The Jeep Switchback Concept

The Jeep Switchback Concept

The Jeep Switchback Concept is the more accessible relative of the Jeep Safari Concept, in that many of the parts are currently available in the MOPAR parts catalog at any Fiat Chrysler Automobiles dealership. Available with many bolt-on parts from the Jeep Performance Parts (JPP) line, the Switchback is a raised, and redesigned look at FCA’s venerable off-road badboy and favorite son of Toledo, Ohio, home of the Jeep factory.

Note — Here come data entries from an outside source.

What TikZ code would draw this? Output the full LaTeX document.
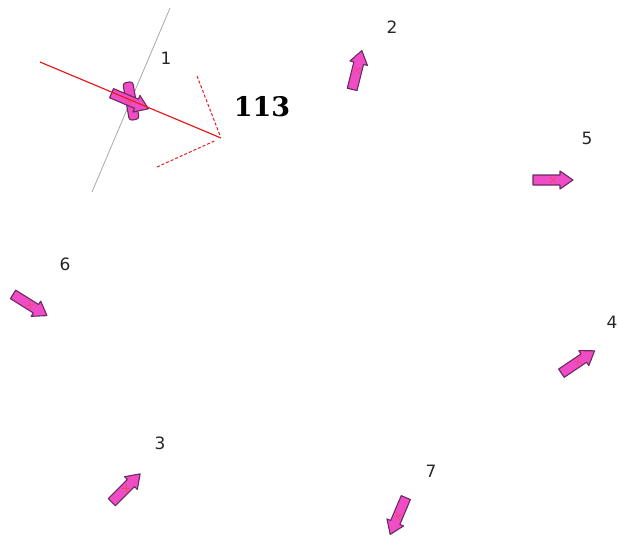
\documentclass[tikz,border=0pt]{standalone}
\usepackage{fontspec}
\usetikzlibrary{calc}
\newfontfamily\tagfont{DejaVu Sans}
\newfontfamily\scorefont{DejaVu Serif}
\definecolor{Agent}{HTML}{F04CC6}
\definecolor{AgentEdge}{HTML}{6A2A62}
\definecolor{Route}{HTML}{E41E1E}
\definecolor{Wall}{HTML}{A8A8A8}

\begin{document}
\begin{tikzpicture}[x=1pt,y=-1pt,
    agent/.pic={
      \draw[fill=Agent,draw=AgentEdge,line width=1.1pt,line join=round]
        (-20,-5) -- (7,-5) -- (7,-9) -- (20,0) -- (7,9) -- (7,5) -- (-20,5) -- cycle;
      \draw[Route!80,line width=0.5pt] (-3,-3) -- (3,3) (-3,3) -- (3,-3);
    },
    tag/.style={font=\tagfont\fontsize{17}{17}\selectfont,text=black!85}]
  \useasboundingbox (0,0) rectangle (619,539);

  % agent 1 with its heading
  \coordinate (wallA) at (170,8);
  \coordinate (wallB) at (92,192);
  \coordinate (start) at (40,62);
  \coordinate (goal) at (221,138);
  \coordinate (headL) at (197,76);
  \coordinate (headR) at (157,167);
  \draw[Wall,line width=0.8pt] (wallA) -- (wallB);
  \begin{scope}[shift={(131,101)},rotate=-80]
    \draw[fill=Agent,draw=AgentEdge,line width=1.1pt,rounded corners=3pt]
      (-19,-5) rectangle (19,5);
  \end{scope}
  \pic[rotate=-23] at (130,101) {agent};
  \draw[Route,line width=1.2pt] (start) -- (goal);
  \draw[Route,dash pattern=on 3pt off 2pt,line width=1pt] (headL) -- ($(goal)!3pt!(headL)$);
  \draw[Route,dash pattern=on 3pt off 2pt,line width=1pt] (headR) -- ($(goal)!7pt!(headR)$);
  \node[font=\scorefont\bfseries\fontsize{27}{27}\selectfont] (score) at (262,107) {113};

  % the other agents
  \pic[rotate=76] at (357,70) {agent};
  \pic[rotate=0] at (553,180) {agent};
  \pic[rotate=-32] at (30,305) {agent};
  \pic[rotate=34] at (578,362) {agent};
  \pic[rotate=45] at (126,488) {agent};
  \pic[rotate=-113] at (398,516) {agent};

  % numbers
  \node[tag] (n1) at (166,58) {1};
  \node[tag] (n2) at (392,27) {2};
  \node[tag] (n3) at (160,443) {3};
  \node[tag] (n4) at (612,322) {4};
  \node[tag] (n5) at (587,138) {5};
  \node[tag] (n6) at (65,264) {6};
  \node[tag] (n7) at (431,471) {7};
\end{tikzpicture}
\end{document}
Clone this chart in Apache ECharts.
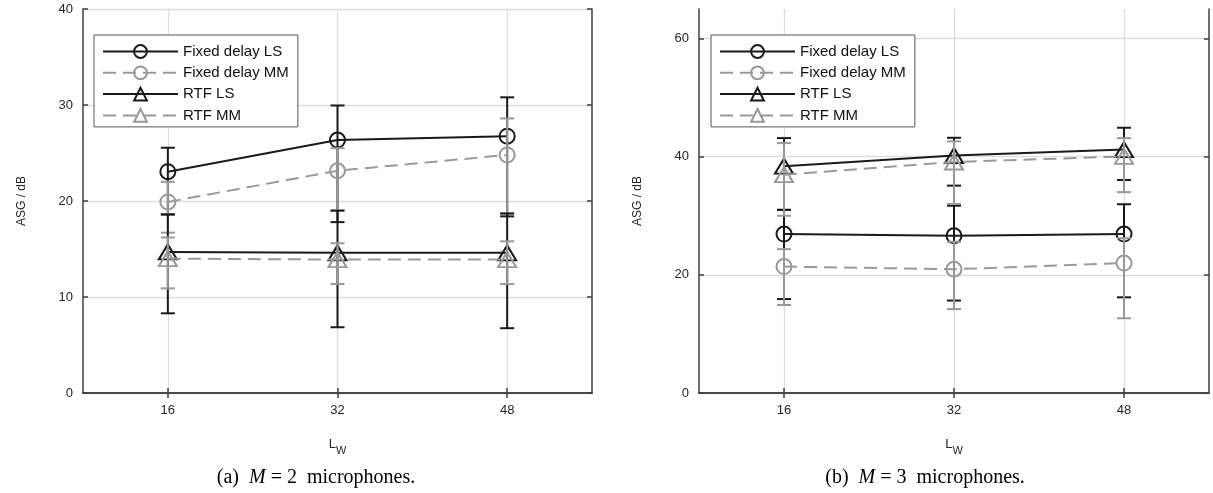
<!DOCTYPE html>
<html><head><meta charset="utf-8">
<script src="https://cdn.jsdelivr.net/npm/echarts@6/dist/echarts.min.js"></script>
<style>html,body{margin:0;padding:0;background:#fff}#c{width:1213px;height:493px}</style>
</head><body><div id="c"></div>
<script>
// ---- data ----
const xTicks = [16, 32, 48];
const seriesNames = ['Fixed delay LS', 'Fixed delay MM', 'RTF LS', 'RTF MM'];
const yTicksM2 = [0, 10, 20, 30, 40];
const yTicksM3 = [0, 20, 40, 60];

// (a) M = 2
const m2FdLS    = [23.05, 26.35, 26.75];
const m2FdLSLo  = [18.6, 17.8, 18.4];
const m2FdLSHi  = [25.55, 29.95, 30.8];
const m2FdMM    = [19.9, 23.15, 24.8];
const m2FdMMLo  = [16.7, 19.0, 18.7];
const m2FdMMHi  = [22.0, 25.5, 28.6];
const m2RtfLS   = [14.7, 14.6, 14.6];
const m2RtfLSLo = [8.3, 6.85, 6.75];
const m2RtfLSHi = [18.6, 19.0, 18.7];
const m2RtfMM   = [14.0, 13.9, 13.9];
const m2RtfMMLo = [10.9, 11.35, 11.35];
const m2RtfMMHi = [16.2, 15.6, 15.8];

// (b) M = 3
const m3FdLS    = [26.9, 26.6, 26.9];
const m3FdLSLo  = [15.9, 15.65, 16.2];
const m3FdLSHi  = [31.0, 31.7, 31.95];
const m3FdMM    = [21.4, 20.95, 22.0];
const m3FdMMLo  = [14.9, 14.2, 12.65];
const m3FdMMHi  = [24.35, 25.6, 26.2];
const m3RtfLS   = [38.4, 40.2, 41.2];
const m3RtfLSLo = [31.0, 35.1, 36.05];
const m3RtfLSHi = [43.15, 43.2, 44.9];
const m3RtfMM   = [36.95, 39.1, 40.05];
const m3RtfMMLo = [30.0, 32.0, 34.0];
const m3RtfMMHi = [42.3, 42.6, 43.15];

// ---- style ----
const BLACK = '#1a1a1a', GRAY = '#999999';
const AX = '#404040', GRID = '#dedede', TXT = '#262626';
const FONT = '"Liberation Sans", Arial, Helvetica, sans-serif';
const DASH = [13, 7];

function errSeries(axisIdx, lo, hi, color, z) {
  return {
    type: 'custom', xAxisIndex: axisIdx, yAxisIndex: axisIdx, z: z, silent: true,
    data: xTicks.map((v, i) => [v, lo[i], hi[i]]),
    encode: { x: 0, y: [1, 2] },
    renderItem: function (p, api) {
      const xv = api.value(0);
      const a = api.coord([xv, api.value(1)]);
      const b = api.coord([xv, api.value(2)]);
      const w = 7;
      const st = { stroke: color, lineWidth: 2, fill: null };
      return { type: 'group', children: [
        { type: 'line', shape: { x1: a[0], y1: a[1], x2: b[0], y2: b[1] }, style: st },
        { type: 'line', shape: { x1: a[0] - w, y1: a[1], x2: a[0] + w, y2: a[1] }, style: st },
        { type: 'line', shape: { x1: b[0] - w, y1: b[1], x2: b[0] + w, y2: b[1] }, style: st }
      ]};
    }
  };
}
function lineSeries(axisIdx, name, vals, color, dashed, symbol, z) {
  return {
    type: 'line', name: name, xAxisIndex: axisIdx, yAxisIndex: axisIdx, z: z,
    data: xTicks.map((v, i) => [v, vals[i]]),
    symbol: symbol, symbolSize: symbol === 'circle' ? 15 : [18, 15],
    showSymbol: true, silent: true,
    itemStyle: { color: 'rgba(0,0,0,0)', borderColor: color, borderWidth: 2 },
    lineStyle: { color: color, width: 2, type: dashed ? DASH : 'solid' },
    emphasis: { disabled: true }
  };
}
function xAxes(gi) {
  const base = {
    type: 'value', gridIndex: gi, min: 8, max: 56,
    axisLine: { show: true, lineStyle: { color: AX, width: 1.5 } },
    axisTick: { show: true, inside: true, length: 5, customValues: xTicks, lineStyle: { color: AX, width: 1.5 } }
  };
  return [
    Object.assign({}, base, {
      position: 'bottom',
      axisLabel: { customValues: xTicks, margin: 11, fontSize: 13, color: TXT, fontFamily: FONT },
      splitLine: { show: true, lineStyle: { color: GRID, width: 1.3 } },
      name: 'L{s|W}', nameLocation: 'middle', nameGap: 40,
      nameTextStyle: { fontSize: 13, color: TXT, fontFamily: FONT,
        rich: { s: { fontSize: 11, color: TXT, fontFamily: FONT, verticalAlign: 'bottom', padding: [12, 0, 0, 0] } } }
    }),
    Object.assign({}, base, { position: 'top', axisLabel: { show: false }, splitLine: { show: false } })
  ];
}
function yAxes(gi, max, ticks) {
  const base = {
    type: 'value', gridIndex: gi, min: 0, max: max,
    axisLine: { show: true, lineStyle: { color: AX, width: 1.5 } },
    axisTick: { show: true, inside: true, length: 5, customValues: ticks, lineStyle: { color: AX, width: 1.5 } }
  };
  return [
    Object.assign({}, base, {
      position: 'left',
      axisLabel: { customValues: ticks, margin: 10, fontSize: 13, color: TXT, fontFamily: FONT },
      splitLine: { show: true, lineStyle: { color: GRID, width: 1.3 } },
      name: 'ASG / dB', nameLocation: 'middle', nameGap: 55, nameRotate: 90,
      nameTextStyle: { fontSize: 12, color: TXT, fontFamily: FONT }
    }),
    Object.assign({}, base, { position: 'right', axisLabel: { show: false }, splitLine: { show: false } })
  ];
}
function legendAt(left) {
  return {
    data: seriesNames, orient: 'vertical', left: left, top: 35,
    itemWidth: 75, itemHeight: 16, itemGap: 6.3, padding: [9, 9, 4, 8],
    borderColor: '#555', borderWidth: 1, backgroundColor: '#fff', borderRadius: 0,
    selectedMode: false, z: 20,
    textStyle: { fontSize: 15, color: '#111', fontFamily: FONT }
  };
}
function panel(axisIdx, d) {
  return [
    errSeries(axisIdx, d[0][1], d[0][2], BLACK, 2),
    lineSeries(axisIdx, seriesNames[0], d[0][0], BLACK, false, 'circle', 3),
    errSeries(axisIdx, d[1][1], d[1][2], GRAY, 4),
    lineSeries(axisIdx, seriesNames[1], d[1][0], GRAY, true, 'circle', 5),
    errSeries(axisIdx, d[2][1], d[2][2], BLACK, 6),
    lineSeries(axisIdx, seriesNames[2], d[2][0], BLACK, false, 'triangle', 7),
    errSeries(axisIdx, d[3][1], d[3][2], GRAY, 8),
    lineSeries(axisIdx, seriesNames[3], d[3][0], GRAY, true, 'triangle', 9)
  ];
}

const chart = echarts.init(document.getElementById('c'), null, { renderer: 'canvas' });
const series = [].concat(
  panel(0, [[m2FdLS, m2FdLSLo, m2FdLSHi], [m2FdMM, m2FdMMLo, m2FdMMHi], [m2RtfLS, m2RtfLSLo, m2RtfLSHi], [m2RtfMM, m2RtfMMLo, m2RtfMMHi]]),
  panel(2, [[m3FdLS, m3FdLSLo, m3FdLSHi], [m3FdMM, m3FdMMLo, m3FdMMHi], [m3RtfLS, m3RtfLSLo, m3RtfLSHi], [m3RtfMM, m3RtfMMLo, m3RtfMMHi]])
);
const capFont = '20px "Liberation Serif", "Times New Roman", serif';
const capRich = { i: { fontStyle: 'italic', fontSize: 20, fontFamily: '"Liberation Serif", serif', fill: '#000' } };
chart.setOption({
  animation: false,
  backgroundColor: '#fff',
  grid: [
    { left: 83, top: 9, width: 509, height: 384, containLabel: false },
    { left: 699, top: 9, width: 510, height: 384, containLabel: false }
  ],
  xAxis: [].concat(xAxes(0), xAxes(1)),
  yAxis: [].concat(yAxes(0, 40, yTicksM2), yAxes(1, 65, yTicksM3)),
  legend: [legendAt(94), legendAt(711)],
  series: series,
  graphic: [
    { type: 'text', x: 316, y: 478, style: { text: '(a)  {i|M} = 2  microphones.', align: 'center', verticalAlign: 'middle',
      font: capFont, fill: '#000', rich: capRich } },
    { type: 'text', x: 925, y: 478, style: { text: '(b)  {i|M} = 3  microphones.', align: 'center', verticalAlign: 'middle',
      font: capFont, fill: '#000', rich: capRich } }
  ]
});
</script></body></html>
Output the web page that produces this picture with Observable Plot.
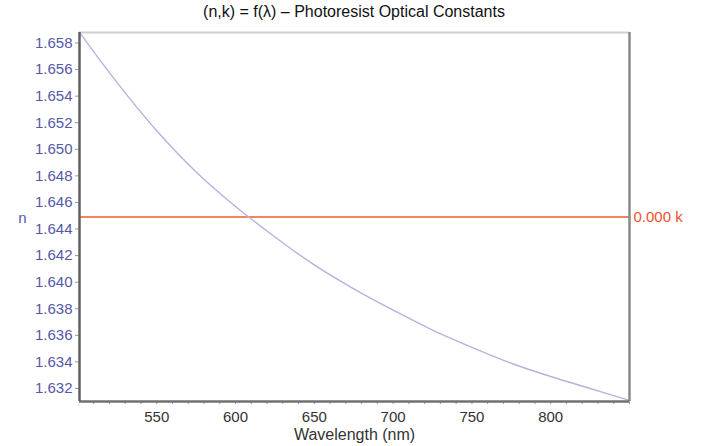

To keep things simple, Jeep started with many of the parts that are available to customers right off-the-shelf. Power comes from a 3.6-liter Pentastar V6 engine that puts out 285 horsepower and 360 lb-ft of torque. It spreads its power to all four wheels via a five speed automatic transmission and Rock-Trac transfer case for part-time 4WD. Lifted four-inches via the JPP 4-inch lift kit with remote reservoir Fox shocks, it has front and rear Dana 44 axles and hits the ground with 37-inch BF Goodrich Mud-Terrain knobbies on 17-inch satin black wheels with machined facings.

It comes complete with a full-array of JPP parts including rock rails, Rubicon winch, winch guard, cold air intakes, custom axle back exhausts, and special cast differential covers, its has nearly everything in the parts catalog other than windows.

Jeep Switchback
Jeep Switchback Concept at the 2017 Easter Jeep® Safari in Moab, Utah.

That’s right. The Jeep Switchback has no windows.

Not for poseurs, the Switchback has no windows. Instead, it features cutouts in the removable door’s lower bouts, which allow occupants to see what is directly below the perimeter of the jeep for both safety and scenic perspectives. It’s a cool idea that could end up in a production vehicle in the future, but one that will need to be modified to allow the upper panes of glass to slide down. During our recent jaunts around the property at the Perez Art Museum in Downtown Miami, Florida, we were glad the FCA air conditioning units performed so flawlessly. With temperatures hovering right around 98-degrees, it was all the a/c units could do to keep pumping cold air into the open sided cabin.